Doha discussions continue over wording of oil output freeze agreement

Talks in Doha between some of the world’s biggest oil producers on freezing production dragged on into the evening amid disagreements on the wording of the agreement, in part to address Saudi Arabia’s stance on Iran.

Discussions continue on a rewritten draft accord to freeze output at “an agreeable level” as long as all Opec countries and other major producers join, said three people with knowledge of the matter, who asked not to be identified because the talks were private.

Some 18 countries, including Russia, had been due to meet on Sunday morning to rubber-stamp a deal – in the making since February – to freeze output at January levels until October 2016.

But the meeting was postponed after Opec’s de facto leader Saudi Arabia told participants it wanted all Opec members to take part in the freeze.

As a result, a reworked draft communique seen by Reuters contained none of the binding points of the previous outline.

On April 14, Saudi Arabia’s deputy crown prince said the kingdom wouldn’t agree to restrain its production unless other producers, including Iran, agree to freeze. Iran, which isn’t attending the meeting, has ruled out joining the accord for now.

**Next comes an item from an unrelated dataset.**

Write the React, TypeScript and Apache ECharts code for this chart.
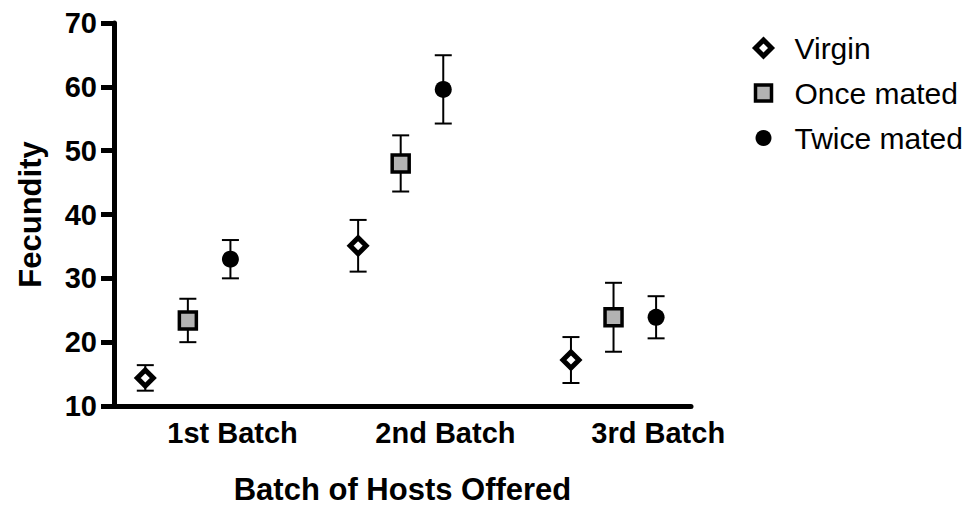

“Discussions are at a very high level between the Saudis, Russians and Gulf countries,” over Iran’s output, Wilson Pastor, Ecuador’s governor to Opec, said in a Bloomberg Television interview in Doha before the start of formal talks. “The general agreement is in place,” but there were some disagreements on the wording, including details yet to be finalised on monitoring the accord and a follow-up meeting, he said.

Crude oil has rallied since the freeze was first proposed in February. Failure to reach an agreement would lead to a “severe” drop in prices, Citigroup predicted before the meeting. Brent crude settled at US$43.10 a barrel Friday in London, having risen by more than 50 per cent from a 12-year low in January.